» **PROBLEM TO WORK ON**
Copy out every line exactly, passing over the pictures.
━━━━━━━━━━━━━━━━
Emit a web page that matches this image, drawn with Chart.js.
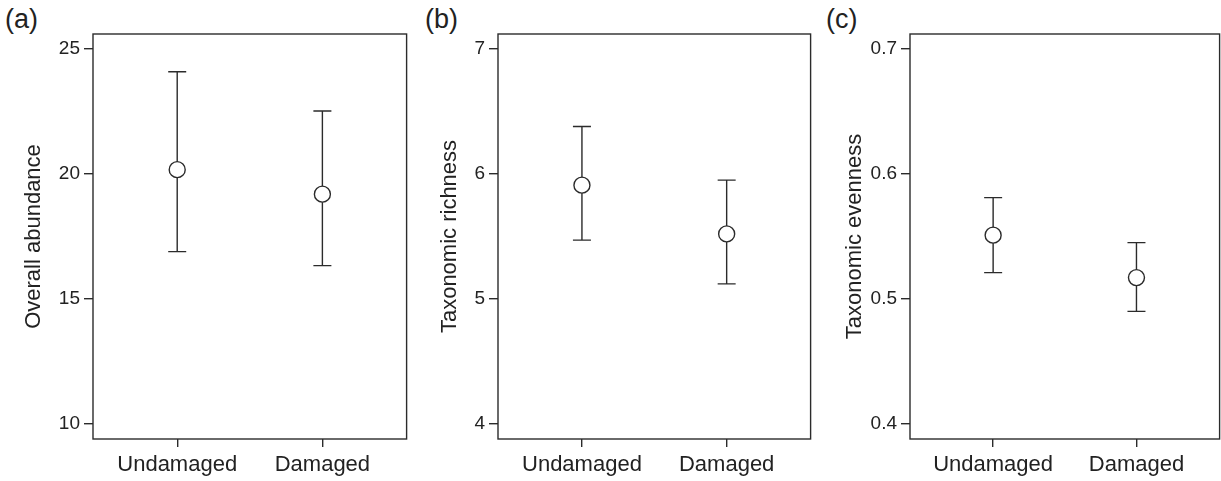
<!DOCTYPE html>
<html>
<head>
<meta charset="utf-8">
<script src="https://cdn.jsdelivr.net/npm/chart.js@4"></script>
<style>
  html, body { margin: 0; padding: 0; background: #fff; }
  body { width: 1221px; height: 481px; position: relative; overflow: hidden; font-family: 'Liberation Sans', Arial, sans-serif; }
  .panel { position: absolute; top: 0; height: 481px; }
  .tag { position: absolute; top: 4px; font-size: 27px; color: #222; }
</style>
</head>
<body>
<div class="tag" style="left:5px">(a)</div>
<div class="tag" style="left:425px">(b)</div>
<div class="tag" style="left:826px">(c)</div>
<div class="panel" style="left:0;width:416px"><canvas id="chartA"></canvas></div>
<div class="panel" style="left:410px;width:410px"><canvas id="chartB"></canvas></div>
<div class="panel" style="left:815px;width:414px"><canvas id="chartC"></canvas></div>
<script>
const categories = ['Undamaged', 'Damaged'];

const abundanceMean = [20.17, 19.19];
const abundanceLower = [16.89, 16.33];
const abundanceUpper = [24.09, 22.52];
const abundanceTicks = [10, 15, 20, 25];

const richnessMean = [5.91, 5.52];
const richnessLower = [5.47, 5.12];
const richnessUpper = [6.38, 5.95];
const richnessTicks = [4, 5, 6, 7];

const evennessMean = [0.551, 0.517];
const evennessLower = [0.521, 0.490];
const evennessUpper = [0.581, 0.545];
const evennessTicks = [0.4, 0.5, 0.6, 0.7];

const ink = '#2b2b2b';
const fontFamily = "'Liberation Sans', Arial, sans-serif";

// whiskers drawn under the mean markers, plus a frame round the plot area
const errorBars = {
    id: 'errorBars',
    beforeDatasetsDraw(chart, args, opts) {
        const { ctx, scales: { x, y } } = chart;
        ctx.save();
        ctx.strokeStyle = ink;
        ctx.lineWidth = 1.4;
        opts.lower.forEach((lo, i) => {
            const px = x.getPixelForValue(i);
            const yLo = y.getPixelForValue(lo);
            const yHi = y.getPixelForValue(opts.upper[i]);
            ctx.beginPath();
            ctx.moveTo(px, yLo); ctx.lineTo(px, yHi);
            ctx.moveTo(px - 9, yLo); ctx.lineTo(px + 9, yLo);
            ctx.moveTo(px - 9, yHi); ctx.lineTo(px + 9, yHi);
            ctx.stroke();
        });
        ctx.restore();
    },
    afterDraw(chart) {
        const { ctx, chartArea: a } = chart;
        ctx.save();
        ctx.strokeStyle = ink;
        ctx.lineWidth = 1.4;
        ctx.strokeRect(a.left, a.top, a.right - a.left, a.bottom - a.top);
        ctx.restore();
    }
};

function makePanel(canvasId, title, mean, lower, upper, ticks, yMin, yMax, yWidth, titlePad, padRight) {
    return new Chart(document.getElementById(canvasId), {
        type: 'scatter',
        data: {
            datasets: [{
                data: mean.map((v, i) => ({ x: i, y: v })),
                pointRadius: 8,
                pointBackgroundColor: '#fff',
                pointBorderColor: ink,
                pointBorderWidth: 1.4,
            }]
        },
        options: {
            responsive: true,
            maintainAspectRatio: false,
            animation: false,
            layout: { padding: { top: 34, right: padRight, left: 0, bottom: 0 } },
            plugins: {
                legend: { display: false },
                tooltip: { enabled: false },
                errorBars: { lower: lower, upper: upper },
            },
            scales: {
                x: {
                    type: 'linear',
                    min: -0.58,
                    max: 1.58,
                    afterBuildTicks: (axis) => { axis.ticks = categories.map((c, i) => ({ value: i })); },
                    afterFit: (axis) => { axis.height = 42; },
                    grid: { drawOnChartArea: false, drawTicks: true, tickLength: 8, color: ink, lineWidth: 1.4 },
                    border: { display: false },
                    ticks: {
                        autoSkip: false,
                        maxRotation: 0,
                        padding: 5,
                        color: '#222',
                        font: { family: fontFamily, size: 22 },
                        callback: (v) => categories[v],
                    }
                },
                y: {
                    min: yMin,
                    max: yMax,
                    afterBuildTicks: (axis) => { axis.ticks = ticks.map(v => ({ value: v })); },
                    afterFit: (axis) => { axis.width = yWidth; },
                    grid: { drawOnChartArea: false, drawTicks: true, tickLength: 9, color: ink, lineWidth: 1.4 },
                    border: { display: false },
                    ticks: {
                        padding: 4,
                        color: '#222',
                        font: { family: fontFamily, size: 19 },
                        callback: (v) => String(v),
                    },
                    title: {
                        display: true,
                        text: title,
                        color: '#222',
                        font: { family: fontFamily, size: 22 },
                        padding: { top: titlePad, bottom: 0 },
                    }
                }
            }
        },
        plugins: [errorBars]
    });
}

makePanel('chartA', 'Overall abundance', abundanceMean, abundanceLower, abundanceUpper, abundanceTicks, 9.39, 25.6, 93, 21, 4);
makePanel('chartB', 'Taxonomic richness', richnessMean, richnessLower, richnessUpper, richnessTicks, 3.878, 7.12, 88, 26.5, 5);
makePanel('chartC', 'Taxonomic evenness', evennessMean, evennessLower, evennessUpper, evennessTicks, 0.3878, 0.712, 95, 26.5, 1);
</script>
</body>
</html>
━━━━━━━━━━━━━━━━
» **TASK RESULT**
Emit a web page that matches this image, drawn with Chart.js.
<!DOCTYPE html>
<html>
<head>
<meta charset="utf-8">
<script src="https://cdn.jsdelivr.net/npm/chart.js@4"></script>
<style>
  html, body { margin: 0; padding: 0; background: #fff; }
  body { width: 1221px; height: 481px; position: relative; overflow: hidden; font-family: 'Liberation Sans', Arial, sans-serif; }
  .panel { position: absolute; top: 0; height: 481px; }
  .tag { position: absolute; top: 4px; font-size: 27px; color: #222; }
</style>
</head>
<body>
<div class="tag" style="left:5px">(a)</div>
<div class="tag" style="left:425px">(b)</div>
<div class="tag" style="left:826px">(c)</div>
<div class="panel" style="left:0;width:416px"><canvas id="chartA"></canvas></div>
<div class="panel" style="left:410px;width:410px"><canvas id="chartB"></canvas></div>
<div class="panel" style="left:815px;width:414px"><canvas id="chartC"></canvas></div>
<script>
const categories = ['Undamaged', 'Damaged'];

const abundanceMean = [20.17, 19.19];
const abundanceLower = [16.89, 16.33];
const abundanceUpper = [24.09, 22.52];
const abundanceTicks = [10, 15, 20, 25];

const richnessMean = [5.91, 5.52];
const richnessLower = [5.47, 5.12];
const richnessUpper = [6.38, 5.95];
const richnessTicks = [4, 5, 6, 7];

const evennessMean = [0.551, 0.517];
const evennessLower = [0.521, 0.490];
const evennessUpper = [0.581, 0.545];
const evennessTicks = [0.4, 0.5, 0.6, 0.7];

const ink = '#2b2b2b';
const fontFamily = "'Liberation Sans', Arial, sans-serif";

// whiskers drawn under the mean markers, plus a frame round the plot area
const errorBars = {
    id: 'errorBars',
    beforeDatasetsDraw(chart, args, opts) {
        const { ctx, scales: { x, y } } = chart;
        ctx.save();
        ctx.strokeStyle = ink;
        ctx.lineWidth = 1.4;
        opts.lower.forEach((lo, i) => {
            const px = x.getPixelForValue(i);
            const yLo = y.getPixelForValue(lo);
            const yHi = y.getPixelForValue(opts.upper[i]);
            ctx.beginPath();
            ctx.moveTo(px, yLo); ctx.lineTo(px, yHi);
            ctx.moveTo(px - 9, yLo); ctx.lineTo(px + 9, yLo);
            ctx.moveTo(px - 9, yHi); ctx.lineTo(px + 9, yHi);
            ctx.stroke();
        });
        ctx.restore();
    },
    afterDraw(chart) {
        const { ctx, chartArea: a } = chart;
        ctx.save();
        ctx.strokeStyle = ink;
        ctx.lineWidth = 1.4;
        ctx.strokeRect(a.left, a.top, a.right - a.left, a.bottom - a.top);
        ctx.restore();
    }
};

function makePanel(canvasId, title, mean, lower, upper, ticks, yMin, yMax, yWidth, titlePad, padRight) {
    return new Chart(document.getElementById(canvasId), {
        type: 'scatter',
        data: {
            datasets: [{
                data: mean.map((v, i) => ({ x: i, y: v })),
                pointRadius: 8,
                pointBackgroundColor: '#fff',
                pointBorderColor: ink,
                pointBorderWidth: 1.4,
            }]
        },
        options: {
            responsive: true,
            maintainAspectRatio: false,
            animation: false,
            layout: { padding: { top: 34, right: padRight, left: 0, bottom: 0 } },
            plugins: {
                legend: { display: false },
                tooltip: { enabled: false },
                errorBars: { lower: lower, upper: upper },
            },
            scales: {
                x: {
                    type: 'linear',
                    min: -0.58,
                    max: 1.58,
                    afterBuildTicks: (axis) => { axis.ticks = categories.map((c, i) => ({ value: i })); },
                    afterFit: (axis) => { axis.height = 42; },
                    grid: { drawOnChartArea: false, drawTicks: true, tickLength: 8, color: ink, lineWidth: 1.4 },
                    border: { display: false },
                    ticks: {
                        autoSkip: false,
                        maxRotation: 0,
                        padding: 5,
                        color: '#222',
                        font: { family: fontFamily, size: 22 },
                        callback: (v) => categories[v],
                    }
                },
                y: {
                    min: yMin,
                    max: yMax,
                    afterBuildTicks: (axis) => { axis.ticks = ticks.map(v => ({ value: v })); },
                    afterFit: (axis) => { axis.width = yWidth; },
                    grid: { drawOnChartArea: false, drawTicks: true, tickLength: 9, color: ink, lineWidth: 1.4 },
                    border: { display: false },
                    ticks: {
                        padding: 4,
                        color: '#222',
                        font: { family: fontFamily, size: 19 },
                        callback: (v) => String(v),
                    },
                    title: {
                        display: true,
                        text: title,
                        color: '#222',
                        font: { family: fontFamily, size: 22 },
                        padding: { top: titlePad, bottom: 0 },
                    }
                }
            }
        },
        plugins: [errorBars]
    });
}

makePanel('chartA', 'Overall abundance', abundanceMean, abundanceLower, abundanceUpper, abundanceTicks, 9.39, 25.6, 93, 21, 4);
makePanel('chartB', 'Taxonomic richness', richnessMean, richnessLower, richnessUpper, richnessTicks, 3.878, 7.12, 88, 26.5, 5);
makePanel('chartC', 'Taxonomic evenness', evennessMean, evennessLower, evennessUpper, evennessTicks, 0.3878, 0.712, 95, 26.5, 1);
</script>
</body>
</html>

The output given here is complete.